Drew Peterson has said he thinks she left him for another man, but her family and friends continue searching, insisting she would never leave that way. They fear the 23-year-old nursing student and mother is dead.
"People that are good, good things are supposed to happen to them," said Dawna Klitzke, whom Stacy lived with in Fort Myers, Fla., for part of Stacy's junior high school years. "And she's come a long way from where she came from."
Stacy Ann Cales was the third of five children born to Anthony and Christie Cales, his second wife. Her older sister Jessica, and baby sister Lacy, both died before the age of 2, one in a house fire, the other from Sudden Infant Death Syndrome.
Stacy's mom 'kind of went crazy'
"After her second child died, Christie kind of went crazy," said Linda Cales, Anthony's third wife, who was married to him from 1996 to 2002 and no longer speaks to his family. Linda Cales said Christie was in and out of the family's life.
Linda Cales said she met Stacy's father in 1994 at the Lani Kai, a tiki bar in Fort Myers, Fla. She had just ended a stint of seasonal work. He was scoping out a marina to buy.
"We danced," she said. "A couple of days later, he invited me out to dinner, and I went."
At the end of a week together in Florida, he told her the baby-sitter in Downers Grove watching his three kids -- Yelton, Stacy and Cassandra -- quit. He offered her the job and a ride to Illinois. She took both. "The kids came home from school and it was like 'Hi!' " Linda Cales said.

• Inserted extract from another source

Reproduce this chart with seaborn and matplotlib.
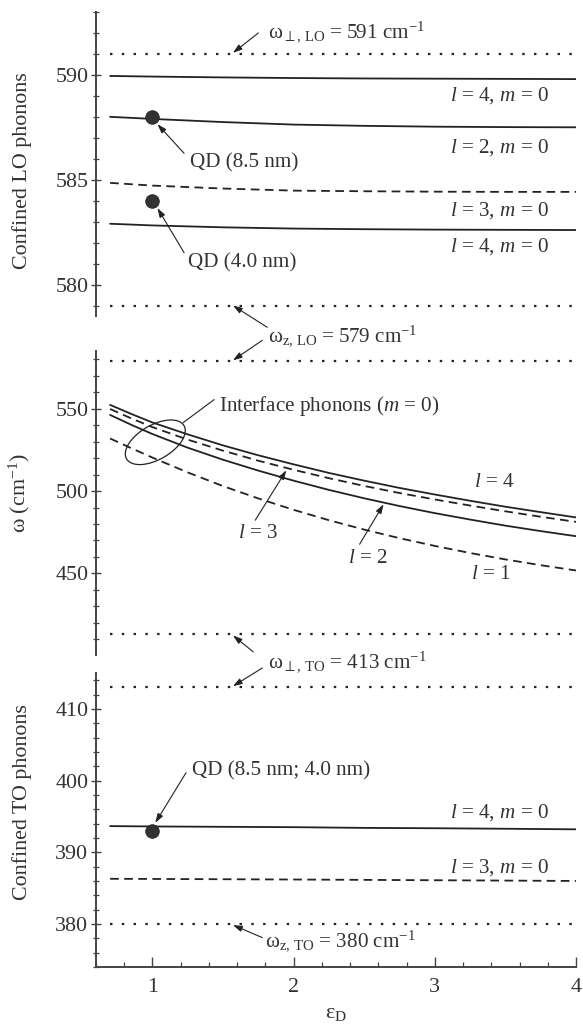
import numpy as np
import pandas as pd
import seaborn as sns
import matplotlib
matplotlib.use("Agg")
import matplotlib.pyplot as plt
from matplotlib.patches import Ellipse
from matplotlib.transforms import IdentityTransform
from matplotlib.ticker import MultipleLocator, FixedLocator

# ---- data -------------------------------------------------------------
# dielectric constant of the surrounding medium
eps_conf = [0.7, 1.0, 1.5, 2.0, 2.5, 3.0, 3.5, 4.0]
eps_if = [0.7, 0.85, 1.0, 1.25, 1.5, 1.75, 2.0, 2.25, 2.5, 2.75,
          3.0, 3.25, 3.5, 3.75, 4.0]

# confined LO phonons (cm^-1)
lo_l4_upper = [589.95, 589.92, 589.88, 589.85, 589.83, 589.82, 589.81, 589.80]
lo_l2 = [588.00, 587.90, 587.75, 587.63, 587.57, 587.53, 587.51, 587.50]
lo_l3 = [584.85, 584.72, 584.58, 584.48, 584.45, 584.43, 584.42, 584.42]
lo_l4_lower = [582.90, 582.82, 582.73, 582.67, 582.64, 582.62, 582.61, 582.60]
lo_qd_x = [1.0, 1.0]
lo_qd_y = [588.0, 584.0]

# interface phonons (m = 0)
if_l4 = [552.3, 546.8, 541.6, 534.4, 527.7, 521.7, 516.2, 511.0, 506.3,
         501.9, 497.9, 494.1, 490.5, 487.2, 484.0]
if_l3 = [549.8, 544.1, 538.8, 531.2, 524.5, 518.4, 512.9, 507.8, 503.1,
         498.8, 494.9, 491.2, 487.7, 484.4, 481.3]
if_l2 = [546.2, 540.2, 534.6, 526.3, 519.0, 512.4, 506.3, 500.7, 495.6,
         490.9, 486.6, 482.7, 479.0, 475.7, 472.6]
if_l1 = [531.9, 526.0, 520.3, 511.3, 503.0, 495.5, 488.6, 482.3, 476.6,
         471.4, 466.7, 462.4, 458.5, 455.0, 451.8]

# confined TO phonons
to_l4 = [393.65, 393.60, 393.55, 393.50, 393.40, 393.35, 393.28, 393.20]
to_l3 = [386.30, 386.28, 386.24, 386.20, 386.15, 386.10, 386.05, 386.00]
to_qd_x = [1.0]
to_qd_y = [393.0]

# bulk limits
w_perp_lo, w_z_lo = 591, 579
w_perp_to, w_z_to = 413, 380

x_ticks = [1, 2, 3, 4]
if_ticks = [450, 500, 550]

# ---- style ------------------------------------------------------------
sns.set_style("ticks")
plt.rcParams["font.family"] = ["Liberation Serif", "DejaVu Serif"]
plt.rcParams["mathtext.fontset"] = "custom"
plt.rcParams["mathtext.rm"] = "Liberation Serif"
plt.rcParams["mathtext.it"] = "Liberation Serif:italic"
plt.rcParams["mathtext.bf"] = "Liberation Serif:bold"

INK = "#222222"
TXT = "#333333"
FS = 15.2
TFS = 15.8

fig = plt.figure(figsize=(5.83, 10.30), dpi=100)
W, H = 583, 1030


def add_panel(top_px, bot_px):
    return fig.add_axes([96 / W, 1 - bot_px / H, 480 / W, (bot_px - top_px) / H])


ax_lo = add_panel(12, 316)
ax_if = add_panel(351, 655)
ax_to = add_panel(673, 967)

DOT = (0, (1.1, 4.2))
DASH = (0, (4.8, 3.0))


def line(ax, x, y, style, lw=1.3):
    df = pd.DataFrame({"x": x, "y": y})
    sns.lineplot(data=df, x="x", y="y", ax=ax, color=INK, lw=lw,
                 linestyle=style, sort=False)


def hline(ax, y):
    ax.axhline(y, xmin=(0.7 - 0.6) / 3.4, xmax=1.0, color=INK, lw=1.6,
               linestyle=DOT)


# top: confined LO
hline(ax_lo, w_perp_lo)
hline(ax_lo, w_z_lo)
line(ax_lo, eps_conf, lo_l4_upper, "-")
line(ax_lo, eps_conf, lo_l2, "-")
line(ax_lo, eps_conf, lo_l3, DASH)
line(ax_lo, eps_conf, lo_l4_lower, "-")
sns.scatterplot(x=lo_qd_x, y=lo_qd_y, ax=ax_lo, s=95, color="#333333",
                edgecolor="#222222", linewidth=0.6, zorder=5)

# middle: interface phonons
hline(ax_if, w_z_lo)
hline(ax_if, w_perp_to)
line(ax_if, eps_if, if_l4, "-")
line(ax_if, eps_if, if_l3, DASH)
line(ax_if, eps_if, if_l2, "-")
line(ax_if, eps_if, if_l1, DASH)

# bottom: confined TO
hline(ax_to, w_perp_to)
hline(ax_to, w_z_to)
line(ax_to, eps_conf, to_l4, "-")
line(ax_to, eps_conf, to_l3, DASH)
sns.scatterplot(x=to_qd_x, y=to_qd_y, ax=ax_to, s=95, color="#333333",
                edgecolor="#222222", linewidth=0.6, zorder=5)

# axes cosmetics
limits = {ax_lo: (578.5, 593.0), ax_if: (400.5, 585.0), ax_to: (374.0, 415.0)}
majors = {ax_lo: (5, 1), ax_if: (50, 10), ax_to: (10, 2)}
for ax in (ax_lo, ax_if, ax_to):
    ax.set_xlim(0.6, 4.0)
    ax.set_ylim(*limits[ax])
    ax.yaxis.set_major_locator(MultipleLocator(majors[ax][0]))
    ax.yaxis.set_minor_locator(MultipleLocator(majors[ax][1]))
    for s in ("top", "right"):
        ax.spines[s].set_visible(False)
    ax.spines["left"].set_linewidth(1.4)
    ax.spines["left"].set_color("#444444")
    ax.tick_params(axis="y", which="major", direction="inout", length=7,
                   width=1.0, color="#444444", labelsize=TFS, labelcolor=TXT,
                   pad=2)
    ax.tick_params(axis="y", which="minor", direction="inout", length=5,
                   width=0.9, color="#444444")
    ax.set_xlabel("")
    ax.set_ylabel("")
ax_if.yaxis.set_major_locator(FixedLocator(if_ticks))

for ax in (ax_lo, ax_if):
    ax.spines["bottom"].set_visible(False)
    ax.tick_params(axis="x", which="both", bottom=False, labelbottom=False)

ax_to.spines["bottom"].set_linewidth(1.4)
ax_to.spines["bottom"].set_color("#444444")
ax_to.set_xticks(x_ticks)
ax_to.xaxis.set_minor_locator(MultipleLocator(0.2))
ax_to.tick_params(axis="x", which="major", direction="in", length=7,
                  width=1.0, color="#444444", labelsize=TFS, labelcolor=TXT,
                  pad=8)
ax_to.tick_params(axis="x", which="minor", direction="in", length=3.5,
                  width=0.9, color="#444444")

ax_lo.set_ylabel("Confined LO phonons", fontsize=TFS, color=TXT)
ax_lo.yaxis.set_label_coords(-0.133, 0.477)
ax_if.set_ylabel(r"$\mathrm{\omega}$ (cm$^{-1}$)", fontsize=TFS, color=TXT)
ax_if.yaxis.set_label_coords(-0.133, 0.533)
ax_to.set_ylabel("Confined TO phonons", fontsize=TFS, color=TXT)
ax_to.yaxis.set_label_coords(-0.133, 0.561)
ax_to.set_xlabel(r"$\mathrm{\varepsilon}_\mathrm{D}$", fontsize=TFS, color=TXT,
                 labelpad=5)

# ---- annotations ------------------------------------------------------
ARW = dict(arrowstyle="-|>,head_length=0.55,head_width=0.18", lw=0.8,
           color=INK, shrinkA=0, shrinkB=0)


def arrow(ax, tail, head, tail_ax=None):
    src = (tail_ax or ax).transData
    ax.annotate("", xy=head, xycoords=ax.transData, xytext=tail,
                textcoords=src, arrowprops=ARW, annotation_clip=False)


def label(ax, x, y, s, ha="left"):
    ax.text(x, y, s, fontsize=FS, color=TXT, ha=ha, va="center",
            clip_on=False)


# top panel
label(ax_lo, 1.82, 592.0, r"$\mathrm{\omega}_{\perp,\,\mathrm{LO}}$ = 591 cm$^{-1}$")
arrow(ax_lo, (1.75, 592.0), (1.57, 591.05))
for y, s in [(589.0, r"$l$ = 4, $m$ = 0"), (586.54, r"$l$ = 2, $m$ = 0"),
             (583.55, r"$l$ = 3, $m$ = 0"), (581.8, r"$l$ = 4, $m$ = 0")]:
    label(ax_lo, 3.81, y, s, ha="right")
label(ax_lo, 1.266, 585.8, "QD (8.5 nm)")
arrow(ax_lo, (1.224, 586.26), (1.035, 587.65))
label(ax_lo, 1.252, 581.04, "QD (4.0 nm)")
arrow(ax_lo, (1.224, 581.52), (1.035, 583.65))

# between top and middle
label(ax_lo, 1.82, 577.54, r"$\mathrm{\omega}_{\mathrm{z},\,\mathrm{LO}}$ = 579 cm$^{-1}$")
arrow(ax_lo, (1.813, 577.96), (1.57, 579.0))
arrow(ax_if, (1.778, 591.5), (1.57, 579.3))

# middle panel
label(ax_if, 1.473, 551.8, r"Interface phonons ($m$ = 0)")
ax_if.plot([1.437, 1.217], [555.5, 541.5], color=INK, lw=0.8)
fig.canvas.draw()
cx, cy = ax_if.transData.transform((1.02, 529.6))
ax_if.add_patch(Ellipse((cx, cy), 66.4, 34.4, angle=30,
                        transform=IdentityTransform(), fill=False,
                        edgecolor=INK, lw=0.9))
label(ax_if, 1.749, 474.4, r"$l$ = 3", ha="center")
arrow(ax_if, (1.728, 482.3), (1.948, 512.6))
label(ax_if, 2.523, 459.1, r"$l$ = 2", ha="center")
arrow(ax_if, (2.467, 467.7), (2.637, 492.0))
label(ax_if, 3.418, 504.9, r"$l$ = 4", ha="center")
label(ax_if, 3.397, 449.4, r"$l$ = 1", ha="center")

# between middle and bottom
label(ax_to, 1.82, 416.4, r"$\mathrm{\omega}_{\perp,\,\mathrm{TO}}$ = 413 cm$^{-1}$")
arrow(ax_if, (1.714, 402.4), (1.57, 412.4))
arrow(ax_to, (1.778, 415.7), (1.57, 413.15))

# bottom panel
label(ax_to, 1.28, 401.4, "QD (8.5 nm; 4.0 nm)")
arrow(ax_to, (1.238, 401.1), (1.02, 394.1))
label(ax_to, 3.81, 395.6, r"$l$ = 4, $m$ = 0", ha="right")
label(ax_to, 3.81, 387.9, r"$l$ = 3, $m$ = 0", ha="right")
label(ax_to, 1.80, 377.5, r"$\mathrm{\omega}_{\mathrm{z},\,\mathrm{TO}}$ = 380 cm$^{-1}$")
arrow(ax_to, (1.778, 378.1), (1.57, 379.85))

fig.savefig("out.png", dpi=100)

Anthony Cales returned to Downers Grove, selling the family's home for money for the marina and moving the group to the home of a friend in Naperville. Within months, the family moved to Florida.
Cassandra Cales estimates the family moved between 20 and 30 times while she was growing up.
"The shortest time I ever went to school was two days," Cassandra said. "Then we changed schools again because we moved."
Anthony Cales drank heavily. So did his wife, Linda. The marina deal fell through.
In March 1996, a justice of the peace married the two in a bar parking lot. She said she thought his drinking would stop. It didn't.
Drunken dad called kids names
"When he was drunk he was very verbally abusive," she said. "He called the girls horrible names."
One night, tired of his drinking and watching his kids, she attacked him and was arrested for domestic violence. She spent 21 days in jail.
Linda's daughter, Dawna Klitzke, 36, lived in Fort Myers, and for nearly two years, she gave Yelton and Stacy a home. Stacy, she said, was a strong student, especially bright in science and history.
"Stacy was a good kid in a bad environment," she said.
She loved playing with Klitzke's babies. "She was a mom before she had kids," Klitzke said. "When she lived with my mom and her dad, she did most of the cooking and took care of Cassandra while her brother was running in the streets."
Yelton Cales, 28, is incarcerated in the Western Illinois Correctional Center, convicted of aggravated criminal sexual abuse of a minor.
A year after their wedding, Linda, Anthony and the three kids moved to Morgan City, La., after Anthony read a newspaper article about jobs there. The next year the couple separated, living in trailers. Soon after, Anthony and his children moved back to Illinois. The Caleses divorced in 2002.
Despite the rough life on the road, the loving bond between Cassandra and Stacy was the constant.
"It was just me and her, we moved around so much," Cassandra said. "It was all we had."
Then one day, Drew Peterson appeared at the hotel where Stacy worked. They talked over coffee; he would drop in during her shift. Months later, they became intimate, Stacy told Klitzke.
Savio divorced Peterson in 2003 after learning of the affair and that Stacy was pregnant. Drew Peterson married Stacy later that year.
Cassandra said she was surprised when Stacy told her she was marrying Drew. They exchanged vows in a field in Bolingbrook. Drew invited one son as his witness. Stacy asked Cassandra to be there.
Thrived as a young mother
"They didn't want to tell any of the family," Cassandra said. "They just wanted to get it done."
Klitzke said when she learned about Drew Peterson, she told Stacy she should date someone her own age. Stacy seemed genuinely happy, though.
"There was the jewelry, he wined and dined her," she said. "He was a knight in shining armor."
While Stacy's view of the marriage appeared to sour toward the end -- family members said she wanted out -- she thrived in her new role as a mother. She stocked pantries with food, determined to give her kids variety she didn't have growing up. She spent hours creating scrapbooks filled with pictures of the happy life she craved.
She and Cassandra talked every day until Oct. 28, the day Stacy disappeared. Each day of silence further motivates Cassandra.
"I'm not giving up," Cassandra said. "I'll do anything. I'm not going to give up until I find her."